- **Request**
Quote, verbatim, all material below, without pictures.

- **Material provided**
BEGIN

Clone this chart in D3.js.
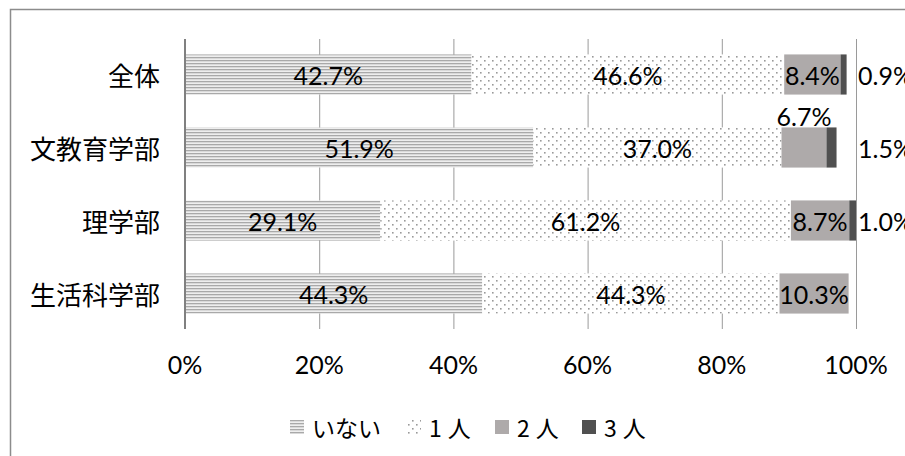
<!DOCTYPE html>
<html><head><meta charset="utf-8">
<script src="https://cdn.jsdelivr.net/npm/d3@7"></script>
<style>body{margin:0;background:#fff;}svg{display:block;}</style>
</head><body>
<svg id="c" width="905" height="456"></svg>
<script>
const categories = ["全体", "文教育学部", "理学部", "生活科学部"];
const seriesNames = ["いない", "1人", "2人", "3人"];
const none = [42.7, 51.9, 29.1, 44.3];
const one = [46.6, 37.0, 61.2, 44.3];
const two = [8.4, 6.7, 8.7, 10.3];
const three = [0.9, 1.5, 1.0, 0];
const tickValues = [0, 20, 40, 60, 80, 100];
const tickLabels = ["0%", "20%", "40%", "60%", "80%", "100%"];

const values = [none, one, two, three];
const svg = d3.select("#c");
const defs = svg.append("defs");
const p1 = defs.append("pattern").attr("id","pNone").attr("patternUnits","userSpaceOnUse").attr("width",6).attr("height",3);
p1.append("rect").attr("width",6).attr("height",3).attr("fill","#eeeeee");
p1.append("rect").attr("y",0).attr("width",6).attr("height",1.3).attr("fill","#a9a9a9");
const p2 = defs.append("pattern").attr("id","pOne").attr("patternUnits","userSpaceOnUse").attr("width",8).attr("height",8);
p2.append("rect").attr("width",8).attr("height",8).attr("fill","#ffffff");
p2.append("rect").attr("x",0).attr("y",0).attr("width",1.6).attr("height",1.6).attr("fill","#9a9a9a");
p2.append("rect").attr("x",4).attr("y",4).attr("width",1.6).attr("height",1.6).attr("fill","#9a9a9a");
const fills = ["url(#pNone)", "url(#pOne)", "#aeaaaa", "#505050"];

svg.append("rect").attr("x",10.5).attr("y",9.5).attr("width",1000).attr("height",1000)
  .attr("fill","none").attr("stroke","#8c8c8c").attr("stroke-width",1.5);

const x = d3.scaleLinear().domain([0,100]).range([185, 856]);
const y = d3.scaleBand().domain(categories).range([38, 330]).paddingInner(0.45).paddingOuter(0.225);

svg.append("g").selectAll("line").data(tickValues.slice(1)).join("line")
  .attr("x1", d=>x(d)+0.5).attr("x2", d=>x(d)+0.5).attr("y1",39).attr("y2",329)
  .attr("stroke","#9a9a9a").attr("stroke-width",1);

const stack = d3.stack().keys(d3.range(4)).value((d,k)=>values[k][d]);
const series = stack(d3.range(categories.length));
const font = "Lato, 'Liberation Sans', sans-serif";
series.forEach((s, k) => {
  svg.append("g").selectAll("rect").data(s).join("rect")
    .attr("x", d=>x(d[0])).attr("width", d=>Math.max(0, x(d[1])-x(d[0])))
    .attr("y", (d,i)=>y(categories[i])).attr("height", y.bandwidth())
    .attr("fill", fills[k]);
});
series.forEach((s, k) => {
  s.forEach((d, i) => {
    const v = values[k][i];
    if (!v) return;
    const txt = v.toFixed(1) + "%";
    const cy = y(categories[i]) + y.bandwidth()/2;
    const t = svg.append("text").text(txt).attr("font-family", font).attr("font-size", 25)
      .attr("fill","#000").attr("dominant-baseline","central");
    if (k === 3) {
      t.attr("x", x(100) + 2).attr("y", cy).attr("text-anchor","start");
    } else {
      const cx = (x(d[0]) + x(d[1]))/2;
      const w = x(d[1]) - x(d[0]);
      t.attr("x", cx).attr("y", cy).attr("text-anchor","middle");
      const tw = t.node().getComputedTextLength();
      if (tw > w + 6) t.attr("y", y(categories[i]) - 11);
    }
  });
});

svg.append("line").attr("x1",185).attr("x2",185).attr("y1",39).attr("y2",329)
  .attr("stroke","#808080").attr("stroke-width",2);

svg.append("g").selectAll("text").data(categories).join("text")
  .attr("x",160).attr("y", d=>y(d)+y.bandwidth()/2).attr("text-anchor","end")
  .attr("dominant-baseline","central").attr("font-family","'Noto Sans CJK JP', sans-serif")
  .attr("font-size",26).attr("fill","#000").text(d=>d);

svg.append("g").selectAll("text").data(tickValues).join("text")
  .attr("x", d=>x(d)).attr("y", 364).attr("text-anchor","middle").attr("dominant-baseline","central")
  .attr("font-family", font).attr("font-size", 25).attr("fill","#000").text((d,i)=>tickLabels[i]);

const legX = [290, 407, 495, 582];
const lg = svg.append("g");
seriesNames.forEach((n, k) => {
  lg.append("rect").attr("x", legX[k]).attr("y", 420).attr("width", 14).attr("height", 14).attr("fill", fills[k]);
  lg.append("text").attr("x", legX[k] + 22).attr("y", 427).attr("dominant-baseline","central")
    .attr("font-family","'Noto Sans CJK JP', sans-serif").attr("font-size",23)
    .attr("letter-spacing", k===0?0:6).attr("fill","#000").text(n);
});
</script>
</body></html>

END

- **Result**
Clone this chart in D3.js.
<!DOCTYPE html>
<html><head><meta charset="utf-8">
<script src="https://cdn.jsdelivr.net/npm/d3@7"></script>
<style>body{margin:0;background:#fff;}svg{display:block;}</style>
</head><body>
<svg id="c" width="905" height="456"></svg>
<script>
const categories = ["全体", "文教育学部", "理学部", "生活科学部"];
const seriesNames = ["いない", "1人", "2人", "3人"];
const none = [42.7, 51.9, 29.1, 44.3];
const one = [46.6, 37.0, 61.2, 44.3];
const two = [8.4, 6.7, 8.7, 10.3];
const three = [0.9, 1.5, 1.0, 0];
const tickValues = [0, 20, 40, 60, 80, 100];
const tickLabels = ["0%", "20%", "40%", "60%", "80%", "100%"];

const values = [none, one, two, three];
const svg = d3.select("#c");
const defs = svg.append("defs");
const p1 = defs.append("pattern").attr("id","pNone").attr("patternUnits","userSpaceOnUse").attr("width",6).attr("height",3);
p1.append("rect").attr("width",6).attr("height",3).attr("fill","#eeeeee");
p1.append("rect").attr("y",0).attr("width",6).attr("height",1.3).attr("fill","#a9a9a9");
const p2 = defs.append("pattern").attr("id","pOne").attr("patternUnits","userSpaceOnUse").attr("width",8).attr("height",8);
p2.append("rect").attr("width",8).attr("height",8).attr("fill","#ffffff");
p2.append("rect").attr("x",0).attr("y",0).attr("width",1.6).attr("height",1.6).attr("fill","#9a9a9a");
p2.append("rect").attr("x",4).attr("y",4).attr("width",1.6).attr("height",1.6).attr("fill","#9a9a9a");
const fills = ["url(#pNone)", "url(#pOne)", "#aeaaaa", "#505050"];

svg.append("rect").attr("x",10.5).attr("y",9.5).attr("width",1000).attr("height",1000)
  .attr("fill","none").attr("stroke","#8c8c8c").attr("stroke-width",1.5);

const x = d3.scaleLinear().domain([0,100]).range([185, 856]);
const y = d3.scaleBand().domain(categories).range([38, 330]).paddingInner(0.45).paddingOuter(0.225);

svg.append("g").selectAll("line").data(tickValues.slice(1)).join("line")
  .attr("x1", d=>x(d)+0.5).attr("x2", d=>x(d)+0.5).attr("y1",39).attr("y2",329)
  .attr("stroke","#9a9a9a").attr("stroke-width",1);

const stack = d3.stack().keys(d3.range(4)).value((d,k)=>values[k][d]);
const series = stack(d3.range(categories.length));
const font = "Lato, 'Liberation Sans', sans-serif";
series.forEach((s, k) => {
  svg.append("g").selectAll("rect").data(s).join("rect")
    .attr("x", d=>x(d[0])).attr("width", d=>Math.max(0, x(d[1])-x(d[0])))
    .attr("y", (d,i)=>y(categories[i])).attr("height", y.bandwidth())
    .attr("fill", fills[k]);
});
series.forEach((s, k) => {
  s.forEach((d, i) => {
    const v = values[k][i];
    if (!v) return;
    const txt = v.toFixed(1) + "%";
    const cy = y(categories[i]) + y.bandwidth()/2;
    const t = svg.append("text").text(txt).attr("font-family", font).attr("font-size", 25)
      .attr("fill","#000").attr("dominant-baseline","central");
    if (k === 3) {
      t.attr("x", x(100) + 2).attr("y", cy).attr("text-anchor","start");
    } else {
      const cx = (x(d[0]) + x(d[1]))/2;
      const w = x(d[1]) - x(d[0]);
      t.attr("x", cx).attr("y", cy).attr("text-anchor","middle");
      const tw = t.node().getComputedTextLength();
      if (tw > w + 6) t.attr("y", y(categories[i]) - 11);
    }
  });
});

svg.append("line").attr("x1",185).attr("x2",185).attr("y1",39).attr("y2",329)
  .attr("stroke","#808080").attr("stroke-width",2);

svg.append("g").selectAll("text").data(categories).join("text")
  .attr("x",160).attr("y", d=>y(d)+y.bandwidth()/2).attr("text-anchor","end")
  .attr("dominant-baseline","central").attr("font-family","'Noto Sans CJK JP', sans-serif")
  .attr("font-size",26).attr("fill","#000").text(d=>d);

svg.append("g").selectAll("text").data(tickValues).join("text")
  .attr("x", d=>x(d)).attr("y", 364).attr("text-anchor","middle").attr("dominant-baseline","central")
  .attr("font-family", font).attr("font-size", 25).attr("fill","#000").text((d,i)=>tickLabels[i]);

const legX = [290, 407, 495, 582];
const lg = svg.append("g");
seriesNames.forEach((n, k) => {
  lg.append("rect").attr("x", legX[k]).attr("y", 420).attr("width", 14).attr("height", 14).attr("fill", fills[k]);
  lg.append("text").attr("x", legX[k] + 22).attr("y", 427).attr("dominant-baseline","central")
    .attr("font-family","'Noto Sans CJK JP', sans-serif").attr("font-size",23)
    .attr("letter-spacing", k===0?0:6).attr("fill","#000").text(n);
});
</script>
</body></html>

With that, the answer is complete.